From Insight to Execution: Automating the Hardest Part of Marketing Strategy

Why the “middle layer” of strategy is broken

Every marketer knows the rush of discovering a killer insight. You’ve analyzed the data, identified patterns, and found that sweet spot where audience behavior meets opportunity. But then it happens – everything stalls. That critical middle layer between research and execution turns into quicksand.

You have the idea, but you’re stuck in the swamp of frameworks, slides, and client decks. Translating insight into execution is where even great agencies crumble. It’s not because they lack talent, it’s because the system is broken.

I’ve seen this play out countless times. A team spends two weeks researching the market and another week presenting findings. Then, when it’s time to turn those findings into an actionable campaign, the handoff falls apart. Files live in different folders, naming conventions make no sense, and each stakeholder edits a “final_final_v4” version. The result? Momentum dies.

This gap between thinking and doing costs more than time. It costs trust. Clients start to wonder if you really understand their business or if you’re just good at making nice decks. And honestly, I can’t blame them. When insight doesn’t turn into execution quickly enough, it loses its value.

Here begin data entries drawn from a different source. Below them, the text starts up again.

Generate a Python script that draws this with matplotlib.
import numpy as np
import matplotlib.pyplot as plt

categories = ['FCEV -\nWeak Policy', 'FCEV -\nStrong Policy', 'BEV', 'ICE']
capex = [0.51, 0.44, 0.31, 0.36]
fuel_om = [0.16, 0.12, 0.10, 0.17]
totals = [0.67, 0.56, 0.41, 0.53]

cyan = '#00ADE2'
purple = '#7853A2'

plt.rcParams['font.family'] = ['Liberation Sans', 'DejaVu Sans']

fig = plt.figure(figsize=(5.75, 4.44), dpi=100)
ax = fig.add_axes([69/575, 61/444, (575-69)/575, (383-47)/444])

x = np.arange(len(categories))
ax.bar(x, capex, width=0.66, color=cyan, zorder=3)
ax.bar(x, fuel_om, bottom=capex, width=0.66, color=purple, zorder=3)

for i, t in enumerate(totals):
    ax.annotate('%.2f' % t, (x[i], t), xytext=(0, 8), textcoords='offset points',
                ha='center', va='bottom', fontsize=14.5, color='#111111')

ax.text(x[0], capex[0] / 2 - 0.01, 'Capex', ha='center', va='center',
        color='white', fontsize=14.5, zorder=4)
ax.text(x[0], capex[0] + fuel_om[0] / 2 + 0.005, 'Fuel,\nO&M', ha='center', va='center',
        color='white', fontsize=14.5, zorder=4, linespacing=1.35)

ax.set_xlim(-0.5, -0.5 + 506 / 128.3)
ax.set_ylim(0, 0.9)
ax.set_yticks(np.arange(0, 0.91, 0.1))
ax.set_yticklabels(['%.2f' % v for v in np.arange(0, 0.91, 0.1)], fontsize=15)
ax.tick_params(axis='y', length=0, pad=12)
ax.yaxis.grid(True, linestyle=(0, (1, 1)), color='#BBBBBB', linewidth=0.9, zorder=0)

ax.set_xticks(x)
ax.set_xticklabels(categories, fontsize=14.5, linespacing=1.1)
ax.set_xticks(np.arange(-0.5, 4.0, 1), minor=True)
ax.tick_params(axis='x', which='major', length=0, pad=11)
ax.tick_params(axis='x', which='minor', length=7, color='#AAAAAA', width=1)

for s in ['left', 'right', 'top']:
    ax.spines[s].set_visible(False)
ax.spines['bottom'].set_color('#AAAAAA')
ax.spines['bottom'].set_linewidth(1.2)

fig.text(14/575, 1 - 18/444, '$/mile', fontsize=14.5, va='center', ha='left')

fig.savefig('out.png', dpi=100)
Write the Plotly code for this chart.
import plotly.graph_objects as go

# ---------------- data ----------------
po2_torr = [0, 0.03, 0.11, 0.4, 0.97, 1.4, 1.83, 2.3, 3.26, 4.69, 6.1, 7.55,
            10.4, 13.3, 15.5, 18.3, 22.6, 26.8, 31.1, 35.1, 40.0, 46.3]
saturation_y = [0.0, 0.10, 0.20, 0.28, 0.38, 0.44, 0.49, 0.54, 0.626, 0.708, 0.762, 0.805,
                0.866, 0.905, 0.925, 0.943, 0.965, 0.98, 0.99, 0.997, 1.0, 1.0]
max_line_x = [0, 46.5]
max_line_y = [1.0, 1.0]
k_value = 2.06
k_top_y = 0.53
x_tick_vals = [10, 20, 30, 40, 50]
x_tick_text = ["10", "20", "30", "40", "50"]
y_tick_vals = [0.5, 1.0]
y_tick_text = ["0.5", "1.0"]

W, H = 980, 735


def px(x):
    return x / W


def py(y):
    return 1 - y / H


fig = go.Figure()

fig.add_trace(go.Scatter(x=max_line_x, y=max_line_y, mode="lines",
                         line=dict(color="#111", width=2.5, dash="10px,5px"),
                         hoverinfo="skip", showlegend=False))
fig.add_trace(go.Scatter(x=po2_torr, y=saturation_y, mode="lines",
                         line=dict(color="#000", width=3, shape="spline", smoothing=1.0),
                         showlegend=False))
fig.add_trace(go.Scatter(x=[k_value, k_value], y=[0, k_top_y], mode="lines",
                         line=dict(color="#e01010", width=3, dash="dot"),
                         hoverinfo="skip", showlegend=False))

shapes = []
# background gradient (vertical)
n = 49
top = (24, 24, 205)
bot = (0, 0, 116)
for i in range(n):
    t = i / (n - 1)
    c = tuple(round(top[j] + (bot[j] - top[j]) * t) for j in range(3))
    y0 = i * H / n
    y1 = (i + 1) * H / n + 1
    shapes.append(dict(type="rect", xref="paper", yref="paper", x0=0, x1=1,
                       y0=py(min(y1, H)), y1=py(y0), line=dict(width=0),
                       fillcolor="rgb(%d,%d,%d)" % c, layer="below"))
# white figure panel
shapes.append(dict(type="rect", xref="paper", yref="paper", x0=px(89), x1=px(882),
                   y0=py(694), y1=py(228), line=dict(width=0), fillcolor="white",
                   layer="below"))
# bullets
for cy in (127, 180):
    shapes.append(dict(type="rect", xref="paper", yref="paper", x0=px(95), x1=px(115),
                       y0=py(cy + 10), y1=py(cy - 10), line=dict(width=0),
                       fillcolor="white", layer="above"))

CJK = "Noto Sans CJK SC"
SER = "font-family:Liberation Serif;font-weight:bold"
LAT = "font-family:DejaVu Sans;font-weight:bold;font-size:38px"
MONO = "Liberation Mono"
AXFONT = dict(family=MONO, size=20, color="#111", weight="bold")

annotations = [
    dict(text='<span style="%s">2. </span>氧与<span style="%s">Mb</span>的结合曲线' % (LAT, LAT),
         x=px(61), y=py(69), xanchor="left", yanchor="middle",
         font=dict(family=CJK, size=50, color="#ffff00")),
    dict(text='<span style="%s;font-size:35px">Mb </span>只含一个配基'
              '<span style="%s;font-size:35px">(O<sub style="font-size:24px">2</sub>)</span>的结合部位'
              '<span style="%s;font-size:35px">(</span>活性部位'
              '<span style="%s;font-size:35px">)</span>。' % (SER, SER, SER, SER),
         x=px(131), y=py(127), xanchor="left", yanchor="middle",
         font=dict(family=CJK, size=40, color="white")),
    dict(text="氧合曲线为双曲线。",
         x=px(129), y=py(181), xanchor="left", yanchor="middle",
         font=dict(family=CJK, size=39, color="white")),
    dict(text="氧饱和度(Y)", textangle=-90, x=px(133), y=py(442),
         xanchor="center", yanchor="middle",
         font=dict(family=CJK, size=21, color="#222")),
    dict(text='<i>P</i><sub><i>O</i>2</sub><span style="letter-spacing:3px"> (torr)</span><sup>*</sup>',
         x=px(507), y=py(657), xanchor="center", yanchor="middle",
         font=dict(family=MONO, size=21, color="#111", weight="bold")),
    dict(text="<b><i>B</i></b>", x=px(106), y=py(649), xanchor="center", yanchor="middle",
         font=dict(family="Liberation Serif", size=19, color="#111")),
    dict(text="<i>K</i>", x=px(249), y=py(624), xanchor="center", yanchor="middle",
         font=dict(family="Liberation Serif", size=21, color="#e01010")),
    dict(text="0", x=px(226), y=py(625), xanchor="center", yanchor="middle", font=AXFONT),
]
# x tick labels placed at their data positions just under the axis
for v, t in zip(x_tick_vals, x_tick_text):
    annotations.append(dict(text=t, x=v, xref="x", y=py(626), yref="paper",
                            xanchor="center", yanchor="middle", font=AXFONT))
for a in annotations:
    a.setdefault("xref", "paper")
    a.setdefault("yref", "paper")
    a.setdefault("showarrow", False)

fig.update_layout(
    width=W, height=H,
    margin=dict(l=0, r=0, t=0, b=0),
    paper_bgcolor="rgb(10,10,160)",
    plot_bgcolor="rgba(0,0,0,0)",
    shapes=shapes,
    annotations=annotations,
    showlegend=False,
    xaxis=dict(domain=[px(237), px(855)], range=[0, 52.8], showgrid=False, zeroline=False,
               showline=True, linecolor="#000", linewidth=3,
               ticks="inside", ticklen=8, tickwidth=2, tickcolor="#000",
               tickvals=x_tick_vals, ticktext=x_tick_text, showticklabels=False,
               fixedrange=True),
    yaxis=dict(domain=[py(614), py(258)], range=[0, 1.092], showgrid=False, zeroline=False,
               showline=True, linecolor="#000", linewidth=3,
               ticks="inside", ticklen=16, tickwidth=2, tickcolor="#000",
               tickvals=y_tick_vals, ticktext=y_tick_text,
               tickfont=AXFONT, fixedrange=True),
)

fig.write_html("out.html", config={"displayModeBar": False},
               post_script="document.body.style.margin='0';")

Manual strategy building: the hidden bottleneck

Let’s be real. Manual strategy work looks impressive from the outside – whiteboards, sticky notes, long meetings full of “alignment.” But on the inside, it’s chaos.

You start building your ICPs manually, trying to validate who your target really is. That means digging through survey responses, CRM data, and Slack messages for insights. You end up with 40 tabs open, 12 versions of the same doc, and three teammates giving contradictory feedback. By the time you’ve cleaned it up, the market has already moved on.

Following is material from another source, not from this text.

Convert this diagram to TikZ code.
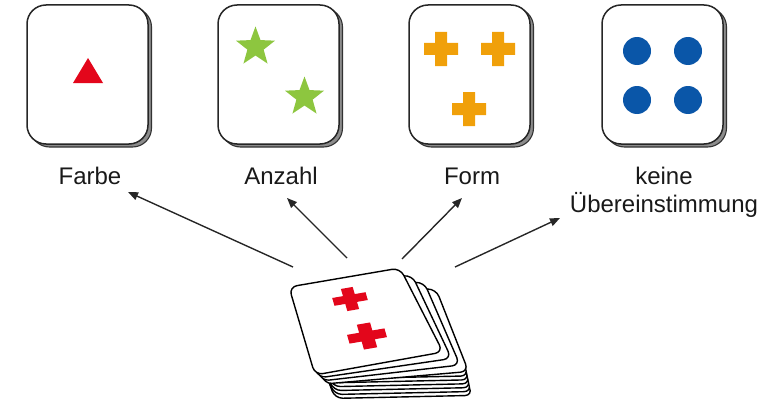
\documentclass[tikz,border=0pt]{standalone}
\usepackage{fontspec}
\setmainfont{Liberation Sans}
\usetikzlibrary{shapes.geometric,arrows.meta,calc}
\definecolor{cred}{HTML}{E3061B}
\definecolor{cgreen}{HTML}{8DC63F}
\definecolor{corange}{HTML}{F0A00A}
\definecolor{cblue}{HTML}{0A56A8}
\newcommand\crossshape{(-6,-17) -- (6,-17) -- (6,-6) -- (17,-6) -- (17,6) -- (6,6) -- (6,17) -- (-6,17) -- (-6,6) -- (-17,6) -- (-17,-6) -- (-6,-6) -- cycle}
\begin{document}
\begin{tikzpicture}[x=1pt,y=-1pt,
  cardshadow/.style={draw=black!80, fill=black!45, line width=1.1pt, rounded corners=19pt, minimum width=121pt, minimum height=139pt, inner sep=0},
  cardface/.style={draw=black!85, fill=white, line width=1.5pt, rounded corners=19pt, minimum width=121pt, minimum height=139pt, inner sep=0},
  deckcard/.style={draw=black, fill=white, line width=1.4pt, rounded corners=8pt},
  lbl/.style={font=\fontsize{24}{28}\selectfont, text=black!90, inner sep=0, anchor=base},
  arr/.style={-{Triangle[length=10pt,width=8pt]}, line width=1.4pt, draw=black!85},
  dot/.style={circle, fill=cblue, minimum size=28pt, inner sep=0},
  starsh/.style={star, star points=5, star point ratio=2.4, minimum size=41pt, inner sep=0, fill=cgreen}
]
\useasboundingbox (0,0) rectangle (781,404);

% top cards
\foreach \cx [count=\i] in {87.5,278.5,469.5,662.5}{
  \node[cardshadow] (sh\i) at (\cx+3.5,77.5) {};
  \node[cardface] (card\i) at (\cx,74.5) {};
}
% card 1: triangle
\fill[cred] (88,58) -- (103,83) -- (73,83) -- cycle;
% card 2: stars
\node[starsh] (star1) at (255.5,47) {};
\node[starsh] (star2) at (304.5,97) {};
% card 3: crosses
\fill[corange, shift={(441,49)}] \crossshape;
\fill[corange, shift={(498,49)}] \crossshape;
\fill[corange, shift={(469,109)}] \crossshape;
% card 4: dots
\node[dot] (d1) at (637,51) {};
\node[dot] (d2) at (688,51) {};
\node[dot] (d3) at (637,100) {};
\node[dot] (d4) at (688,100) {};

% labels
\node[lbl] (farbe) at (90,184) {Farbe};
\node[lbl] (anzahl) at (281,184) {Anzahl};
\node[lbl] (form) at (472,184) {Form};
\node[lbl] (keine) at (664,184) {keine};
\node[lbl] (uebereinst) at (664,212) {Übereinstimmung};

% arrows
\coordinate (t1) at (293,267); \coordinate (h1) at (128,192);
\coordinate (t2) at (347,258); \coordinate (h2) at (287,198);
\coordinate (t3) at (402,259); \coordinate (h3) at (462,198);
\coordinate (t4) at (455,267); \coordinate (h4) at (560,218);
\draw[arr] (t1) -- (h1);
\draw[arr] (t2) -- (h2);
\draw[arr] (t3) -- (h3);
\draw[arr] (t4) -- (h4);

% deck: stack below
\foreach \k in {6,5,4,3,2,1}{
  \draw[deckcard, shift={(0.8*\k,3.9*\k)}] (366,292) -- (433,293) -- (468,372) -- (330,375) -- (300,292) -- cycle;
}
% fanned cards
\foreach \j in {3,2,1}{
  \draw[deckcard] ($(344.5,277.5)+\j*(8.5,4)$) -- ($(400,268)+\j*(12,7)$) -- ($(443,352)+\j*(8.5,6.5)$) -- ($(315,375)+\j*(3,3)$) -- ($(289,287)+\j*(5,1)$) -- cycle;
}
% top card
\draw[deckcard] (344.5,277.5) -- (400,268) -- (443,352) -- (315,375) -- (289,287) -- cycle;
\begin{scope}[shift={(350,299)}, x={(0.98pt,0.17pt)}, y={(0.19pt,-0.65pt)}]
  \fill[cred] \crossshape;
\end{scope}
\begin{scope}[shift={(367,336)}, x={(1.1pt,0.19pt)}, y={(0.21pt,-0.73pt)}]
  \fill[cred] \crossshape;
\end{scope}
\end{tikzpicture}
\end{document}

Manual strategy work kills speed. It also kills creativity. When every idea has to crawl through approvals and rewrites, you start second-guessing yourself. You begin playing it safe because risk equals delay. The more layers of review, the less bold the thinking becomes.

And then there’s the cost. Every unnecessary step adds hidden overhead. Designers waiting for finalized copy. Media buyers are waiting for segmentation lists. Account managers waiting for sign-off. It’s like a slow-motion traffic jam – everyone’s moving, but no one’s getting anywhere.

Here’s the irony: the industry celebrates creativity, but its internal systems are anything but creative. Strategy teams are buried under repetitive work that could’ve been automated years ago.

That bottleneck doesn’t just affect agencies; it affects clients, too. Campaigns launch late, messaging loses consistency, and testing opportunities vanish because no one could finalize the brief in time. The most expensive thing in marketing isn’t a failed ad, it’s a delayed one.

How Elsa Ai connects insight to execution

There’s a turning point happening in marketing – the moment when strategists stop trying to outwork inefficiency and start outsmarting it. That’s where automation steps in.

Instead of manually stitching together your ICP, your behavioral data, and your creative brief, AI tools like Elsa do it in one flow. Feed it the data you already have, and it builds frameworks in minutes – target personas, messaging themes, positioning statements, all connected. It’s not magic; it’s logic done faster.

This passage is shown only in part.